Question

Calculate the de Broglie wavelength of an electron moving with a given velocity.

• A. \( \lambda = \frac{h}{mv} \)
• B. \( \lambda = \frac{h}{2mv} \)
• C. \( \lambda = \frac{mv}{h} \)
• D. \( \lambda = \frac{2mv}{h} \)

Hint:

To find the wavelength of any particle, use de Broglie's formula \( \lambda = \frac{h}{mv} \). The higher the velocity, the shorter the wavelength!

Answer 1

The Correct Option is A

This question involves de Broglie's hypothesis, which describes the wave-particle duality of matter.
1. de Broglie Wavelength Formula: - According to de Broglie, any moving particle, including electrons, has an associated wave.
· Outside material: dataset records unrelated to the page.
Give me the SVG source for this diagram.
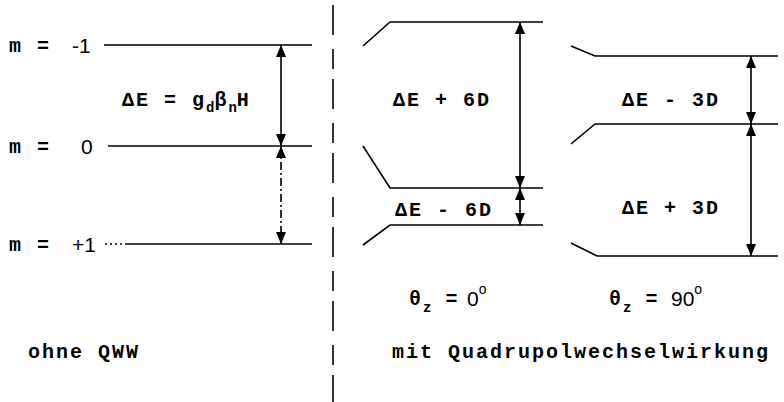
<svg xmlns="http://www.w3.org/2000/svg" width="784" height="402" viewBox="0 0 784 402">
<style>
.lv{fill:none;stroke:#000;stroke-width:1.6}
.ar{fill:none;stroke:#000;stroke-width:1.6;marker-start:url(#ah);marker-end:url(#ah)}
.tw{font-family:"Liberation Mono","DejaVu Sans Mono",monospace;font-weight:bold;font-size:20px;letter-spacing:2px;fill:#000}
.sm{font-size:14px;letter-spacing:0}
.sn{font-family:"Liberation Sans",Arial,sans-serif;font-size:21px;fill:#000}
.dv{fill:none;stroke:#000;stroke-width:1.6;stroke-dasharray:30 14 20 10}
</style>
<defs>
<marker id="ah" viewBox="0 0 12 10" refX="12" refY="5" markerWidth="12" markerHeight="10" markerUnits="userSpaceOnUse" orient="auto-start-reverse">
<path d="M0,0 L12,5 L0,10 z" fill="#000"/>
</marker>
</defs>
<rect width="784" height="402" fill="#fff"/>
<line class="dv" x1="333" y1="5" x2="333" y2="402"/>
<g id="left-m-1">
<line class="lv" x1="104" y1="45" x2="312" y2="45"/>
<text class="tw" x="9" y="52" letter-spacing="3">m =</text><text class="sn" x="72" y="53">-1</text>
</g>
<g id="left-m0">
<line class="lv" x1="108" y1="146" x2="312" y2="146"/>
<text class="tw" x="9" y="153" letter-spacing="3">m =</text><text class="sn" x="81" y="154">0</text>
</g>
<g id="left-m+1">
<line class="lv" x1="105" y1="244" x2="124" y2="244" stroke-dasharray="2 3"/>
<line class="lv" x1="125" y1="244" x2="312" y2="244"/>
<text class="tw" x="9" y="251" letter-spacing="3">m =</text><text class="sn" x="72" y="252">+1</text>
</g>
<g id="left-label">
<text class="tw" x="122" y="106" font-size="18">ΔE = g<tspan class="sm" dy="6">d</tspan><tspan dy="-6">β</tspan><tspan class="sm" dy="6">n</tspan><tspan dy="-6">H</tspan></text>
</g>
<g id="mid-top"><polyline class="lv" points="363,46 390,22 543,22"/></g>
<g id="mid-mid"><polyline class="lv" points="363,146 390,188 543,188"/></g>
<g id="mid-bot"><polyline class="lv" points="363,245 390,225 543,225"/></g>
<g id="right-top"><polyline class="lv" points="571,46 595,56 778,56"/></g>
<g id="right-mid"><polyline class="lv" points="571,144 595,124 778,124"/></g>
<g id="right-bot"><polyline class="lv" points="571,243 597,256 778,256"/></g>
<g id="connectors">
<line class="ar" x1="281" y1="45" x2="281" y2="146"/>
<line class="ar" x1="281" y1="146" x2="281" y2="244" stroke-dasharray="8 3 2 3"/>
<line class="ar" x1="520" y1="22" x2="520" y2="188"/>
<line class="ar" x1="520" y1="188" x2="520" y2="225"/>
<line class="ar" x1="751" y1="56" x2="751" y2="124"/>
<line class="ar" x1="751" y1="124" x2="751" y2="256"/>
</g>
<g id="labels">
<text class="tw" x="393" y="106">ΔE + 6D</text>
<text class="tw" x="395" y="216">ΔE - 6D</text>
<text class="tw" x="622" y="106">ΔE - 3D</text>
<text class="tw" x="622" y="214">ΔE + 3D</text>
<text class="tw" x="409" y="305">θ<tspan class="sm" dy="7">z</tspan><tspan dy="-7"> =</tspan></text><text class="sn" x="467" y="306">0<tspan font-size="14" dy="-12">o</tspan></text>
<text class="tw" x="609" y="305">θ<tspan class="sm" dy="7">z</tspan><tspan dy="-7"> =</tspan></text><text class="sn" x="671" y="306">90<tspan font-size="14" dy="-12">o</tspan></text>
<text class="tw" x="28" y="358">ohne QWW</text>
<text class="tw" x="392" y="358">mit Quadrupolwechselwirkung</text>
</g>
</svg>
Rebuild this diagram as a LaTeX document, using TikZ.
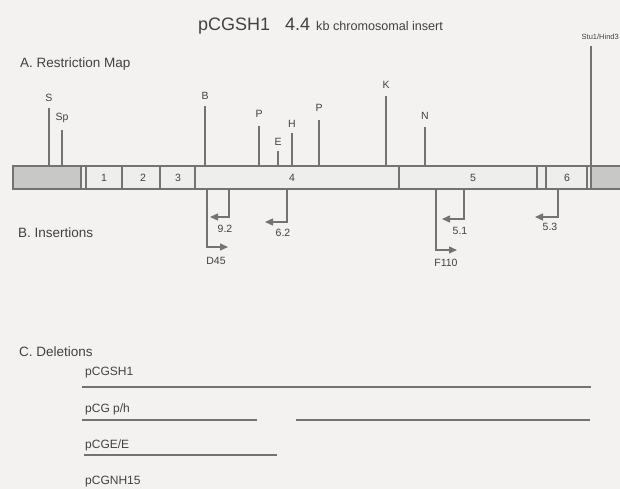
\documentclass[tikz,border=0pt]{standalone}
\usepackage{fontspec}
\setmainfont{Liberation Sans}
\usetikzlibrary{arrows.meta}
\definecolor{bg}{RGB}{243,242,240}
\definecolor{ln}{RGB}{115,115,115}
\definecolor{tx}{RGB}{65,65,65}
\definecolor{shadegray}{RGB}{200,200,198}
\definecolor{barfill}{RGB}{238,238,236}
\newcommand{\fsz}[1]{\fontsize{#1}{#1}\selectfont}
\begin{document}
\begin{tikzpicture}[x=1pt,y=-1pt,
  txt/.style={text=tx, inner sep=0pt},
  sitelbl/.style={txt, font=\fsz{10.5}},
  head/.style={txt, anchor=west, font=\fsz{13.5}},
  dellbl/.style={txt, anchor=west, font=\fsz{12}},
  site/.style={draw=ln, line width=1.3pt},
  barline/.style={draw=ln, line width=1.3pt},
  ins/.style={draw=ln, line width=1.3pt, -{Triangle[length=8pt,width=7pt]}},
  del/.style={draw=ln, line width=2.8pt}]
\fill[bg] (0,0) rectangle (620,489);
\useasboundingbox (0,0) rectangle (620,489);

% title
\node[txt, anchor=base west, font=\fsz{18}] (t1) at (198,31) {pCGSH1};
\node[txt, anchor=base west, font=\fsz{18}] (t2) at (285,31) {4.4};
\node[txt, anchor=base west, font=\fsz{12.6}] (t3) at (316,31) {kb chromosomal insert};

% headings
\node[head] (hA) at (20,64) {A. Restriction Map};
\node[head] (hB) at (18,233) {B. Insertions};
\node[head] (hC) at (19,352) {C. Deletions};

% bar
\fill[barfill] (13,166) rectangle (625,189);
\fill[shadegray] (13,166) rectangle (81,189);
\fill[shadegray] (591,166) rectangle (625,189);
\draw[barline] (13,166) rectangle (625,189);
\foreach \x in {81,86,122,160,195,399,537,546,587,591}
  \draw[barline] (\x,166) -- (\x,189);
\foreach \n/\x in {1/104,2/143,3/178,4/292,5/473,6/567}
  \node[sitelbl] (seg\n) at (\x,178) {\n};

% restriction sites
\foreach \n/\x/\t/\l/\s in {S/49/108/98/S, Sp/62/130/118/Sp, B/205/106/96/B,
    Pa/259/126/114/P, E/278/151/142/E, H/292/133/124/H, Pb/319/120/108/P,
    K/386/96/85/K, N/425/127/116/N}{
  \coordinate (b\n) at (\x,166);
  \coordinate (t\n) at (\x,\t);
  \node[sitelbl] (l\n) at (\x,\l) {\s};
  \draw[site] (b\n) -- (t\n);
}
\coordinate (bStu) at (591,166);
\coordinate (tStu) at (591,46);
\node[txt, anchor=east, font=\fsz{7.5}] (lStu) at (619,37) {Stu1/Hind3};
\draw[site] (bStu) -- (tStu);

% insertions
\foreach \n/\x/\y/\tx/\lx/\ly/\s in {a/207/247/228/216/261/D45, b/229/217/210/225/229/9.2,
    c/287/222/265/283/233/6.2, d/436/250/457/446/263/F110, e/464/219/442/460/231/5.1,
    f/558/217/535/550/227/5.3}{
  \coordinate (iA\n) at (\x,189);
  \coordinate (iB\n) at (\x,\y);
  \coordinate (iC\n) at (\tx,\y);
  \draw[ins] (iA\n) -- (iB\n) -- (iC\n);
  \node[sitelbl] (il\n) at (\lx,\ly) {\s};
}

% deletions
\node[dellbl] (d1) at (85,373) {pCGSH1};
\node[dellbl] (d2) at (85,409) {pCG p/h};
\node[dellbl] (d3) at (85,445) {pCGE/E};
\node[dellbl] (d4) at (85,482) {pCGNH15};
\coordinate (d1a) at (82,387); \coordinate (d1b) at (591,387);
\coordinate (d2a) at (82,420); \coordinate (d2b) at (257,420);
\coordinate (d2c) at (296,420); \coordinate (d2d) at (590,420);
\coordinate (d3a) at (84,455); \coordinate (d3b) at (277,455);
\draw[del] (d1a) -- (d1b);
\draw[del] (d2a) -- (d2b);
\draw[del] (d2c) -- (d2d);
\draw[del] (d3a) -- (d3b);
\end{tikzpicture}
\end{document}
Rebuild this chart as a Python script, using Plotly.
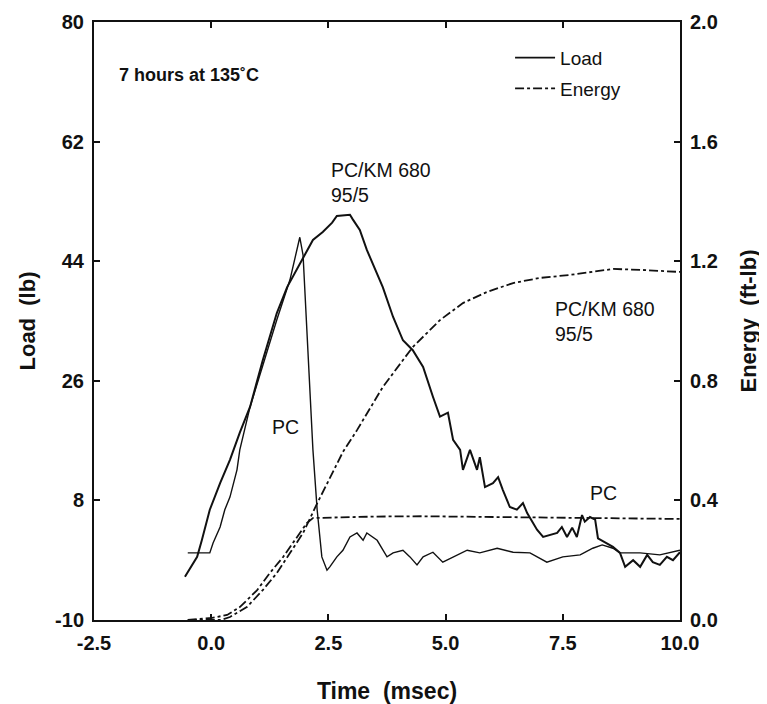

The de Broglie wavelength \( \lambda \) is given by the formula: \[ \lambda = \frac{h}{mv} \] Where: - \( h \) is Planck's constant, - \( m \) is the mass of the particle (electron in this case), - \( v \) is the velocity of the particle. 2. Understanding the Formula: - This equation tells us that the wavelength associated with a particle is inversely proportional to its momentum (mass \( \times \) velocity). - The higher the velocity, the shorter the wavelength. 3. Analysis of Options: - Option (1) is the correct de Broglie wavelength formula. - Option (2) \( \lambda = \frac{h}{2mv} \) is incorrect because it introduces an unnecessary factor of 2. - Option (3) \( \lambda = \frac{mv}{h} \) is incorrect because it reverses the relationship. - Option (4) \( \lambda = \frac{2mv}{h} \) is incorrect for the same reason as Option (3).